§ **WHAT YOU ARE ASKED TO DO**: Leave out the pictures and return every entry exactly as it appears.

§ **Part of a data file**:
··········
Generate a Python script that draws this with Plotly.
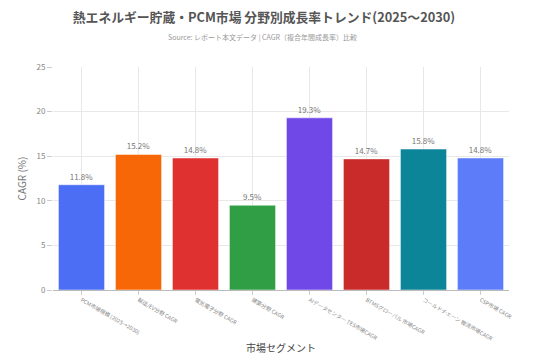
import plotly.graph_objects as go

categories = [
    "PCM市場規模 (2025→2030)",
    "輸送/EV分野 CAGR",
    "電気電子分野 CAGR",
    "建築分野 CAGR",
    "AIデータセンター TES市場CAGR",
    "BTMSグローバル 市場CAGR",
    "コールドチェーン 物流市場CAGR",
    "CSP市場 CAGR",
]
values = [11.8, 15.2, 14.8, 9.5, 19.3, 14.7, 15.8, 14.8]
colors = ["#4C6EF5", "#F76707", "#E03131", "#2F9E44", "#7048E8", "#C92A2A", "#0C8599", "#5C7CFA"]
y_ticks = [0, 5, 10, 15, 20, 25]

FONT = "Noto Sans CJK JP, Noto Sans, sans-serif"

W, H = 536, 357
plot_top, plot_bottom = 67, 290
plot_h = plot_bottom - plot_top

fig = go.Figure(go.Bar(
    x=categories,
    y=values,
    marker=dict(color=colors, line=dict(color="rgba(255,255,255,0.5)", width=1)),
    text=[f"{v}%" for v in values],
    textposition="outside",
    textfont=dict(size=8, color="#777", family=FONT),
    cliponaxis=False,
))

fig.update_layout(
    width=W, height=H,
    margin=dict(l=53, r=27, t=plot_top, b=H - plot_bottom),
    paper_bgcolor="white",
    plot_bgcolor="white",
    bargap=0.19,
    showlegend=False,
    font=dict(family=FONT, color="#555"),
    title=dict(
        text="<b>熱エネルギー貯蔵・PCM市場 分野別成長率トレンド(2025〜2030)</b>",
        x=264 / W, xanchor="center", y=1 - 18 / H, yanchor="middle",
        font=dict(size=12.8, color="#555", family=FONT),
    ),
    annotations=[
        dict(text="Source: レポート本文データ | CAGR（複合年間成長率）比較",
             xref="paper", yref="paper", x=(262 - 53) / (W - 53 - 27), y=(plot_bottom - 37) / plot_h,
             xanchor="center", yanchor="middle", showarrow=False,
             font=dict(size=7, color="#999", family=FONT)),
        dict(text="市場セグメント",
             xref="paper", yref="paper", x=0.5, y=(plot_bottom - 347) / plot_h,
             xanchor="center", yanchor="middle", showarrow=False,
             font=dict(size=10, color="#444", family=FONT)),
    ],
    xaxis=dict(
        tickangle=30,
        tickfont=dict(size=5.4, color="#888", family=FONT),
        showgrid=True, gridcolor="#e8e8e8",
        showline=True, linecolor="#bbb", linewidth=1,
        ticks="outside", ticklen=4, tickcolor="#ccc",
        automargin=False,
    ),
    yaxis=dict(
        range=[0, 25],
        tickvals=y_ticks,
        tickfont=dict(size=8, color="#888", family=FONT),
        showgrid=True, gridcolor="#e8e8e8",
        zeroline=False,
        ticks="outside", ticklen=5, tickcolor="#ccc",
        automargin=False,
        title=dict(text="CAGR (%)", font=dict(size=10, color="#777", family=FONT), standoff=8),
    ),
)

fig.write_html(
    "out.html",
    config={"displayModeBar": False},
    post_script="document.body.style.margin='0';document.body.style.overflow='hidden';",
)
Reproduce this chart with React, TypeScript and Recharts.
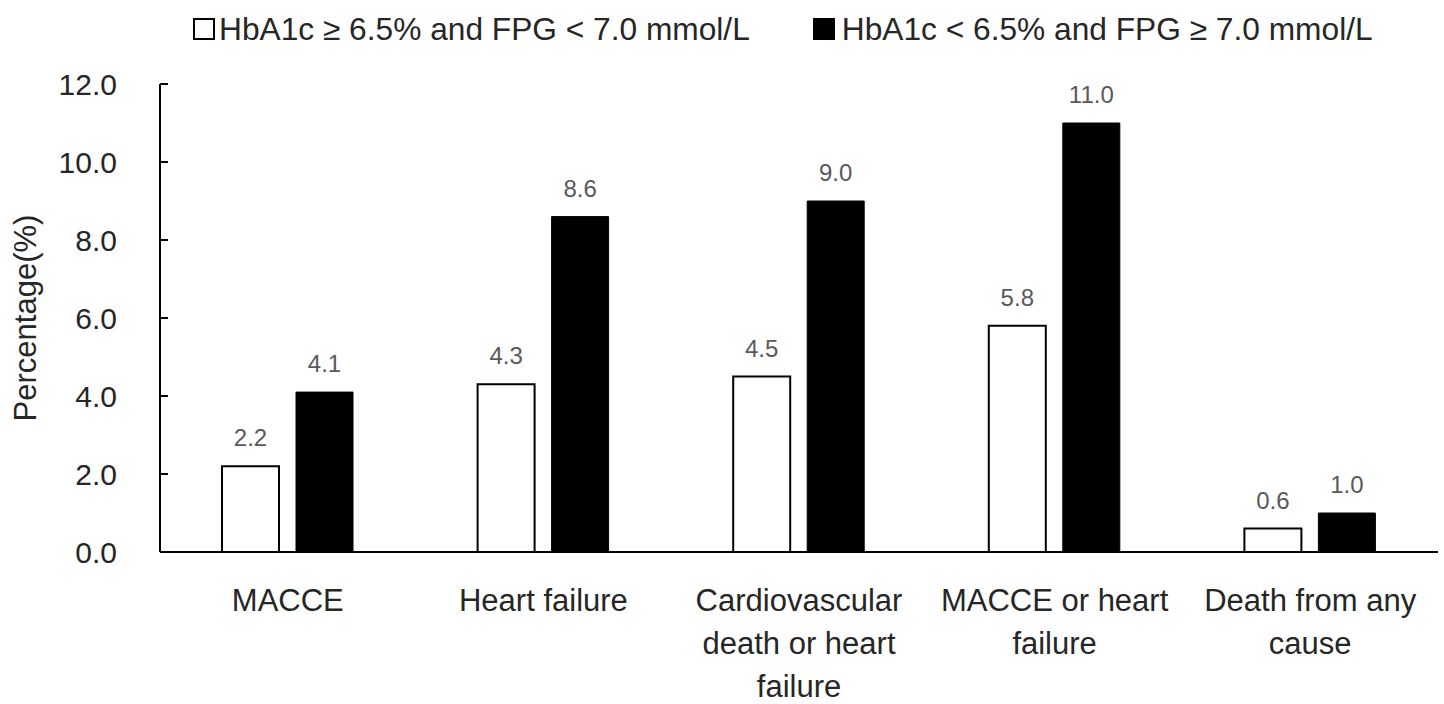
··········
§ **SOLUTION**:
Generate a Python script that draws this with Plotly.
import plotly.graph_objects as go

categories = [
    "PCM市場規模 (2025→2030)",
    "輸送/EV分野 CAGR",
    "電気電子分野 CAGR",
    "建築分野 CAGR",
    "AIデータセンター TES市場CAGR",
    "BTMSグローバル 市場CAGR",
    "コールドチェーン 物流市場CAGR",
    "CSP市場 CAGR",
]
values = [11.8, 15.2, 14.8, 9.5, 19.3, 14.7, 15.8, 14.8]
colors = ["#4C6EF5", "#F76707", "#E03131", "#2F9E44", "#7048E8", "#C92A2A", "#0C8599", "#5C7CFA"]
y_ticks = [0, 5, 10, 15, 20, 25]

FONT = "Noto Sans CJK JP, Noto Sans, sans-serif"

W, H = 536, 357
plot_top, plot_bottom = 67, 290
plot_h = plot_bottom - plot_top

fig = go.Figure(go.Bar(
    x=categories,
    y=values,
    marker=dict(color=colors, line=dict(color="rgba(255,255,255,0.5)", width=1)),
    text=[f"{v}%" for v in values],
    textposition="outside",
    textfont=dict(size=8, color="#777", family=FONT),
    cliponaxis=False,
))

fig.update_layout(
    width=W, height=H,
    margin=dict(l=53, r=27, t=plot_top, b=H - plot_bottom),
    paper_bgcolor="white",
    plot_bgcolor="white",
    bargap=0.19,
    showlegend=False,
    font=dict(family=FONT, color="#555"),
    title=dict(
        text="<b>熱エネルギー貯蔵・PCM市場 分野別成長率トレンド(2025〜2030)</b>",
        x=264 / W, xanchor="center", y=1 - 18 / H, yanchor="middle",
        font=dict(size=12.8, color="#555", family=FONT),
    ),
    annotations=[
        dict(text="Source: レポート本文データ | CAGR（複合年間成長率）比較",
             xref="paper", yref="paper", x=(262 - 53) / (W - 53 - 27), y=(plot_bottom - 37) / plot_h,
             xanchor="center", yanchor="middle", showarrow=False,
             font=dict(size=7, color="#999", family=FONT)),
        dict(text="市場セグメント",
             xref="paper", yref="paper", x=0.5, y=(plot_bottom - 347) / plot_h,
             xanchor="center", yanchor="middle", showarrow=False,
             font=dict(size=10, color="#444", family=FONT)),
    ],
    xaxis=dict(
        tickangle=30,
        tickfont=dict(size=5.4, color="#888", family=FONT),
        showgrid=True, gridcolor="#e8e8e8",
        showline=True, linecolor="#bbb", linewidth=1,
        ticks="outside", ticklen=4, tickcolor="#ccc",
        automargin=False,
    ),
    yaxis=dict(
        range=[0, 25],
        tickvals=y_ticks,
        tickfont=dict(size=8, color="#888", family=FONT),
        showgrid=True, gridcolor="#e8e8e8",
        zeroline=False,
        ticks="outside", ticklen=5, tickcolor="#ccc",
        automargin=False,
        title=dict(text="CAGR (%)", font=dict(size=10, color="#777", family=FONT), standoff=8),
    ),
)

fig.write_html(
    "out.html",
    config={"displayModeBar": False},
    post_script="document.body.style.margin='0';document.body.style.overflow='hidden';",
)
Reproduce this chart with React, TypeScript and Recharts.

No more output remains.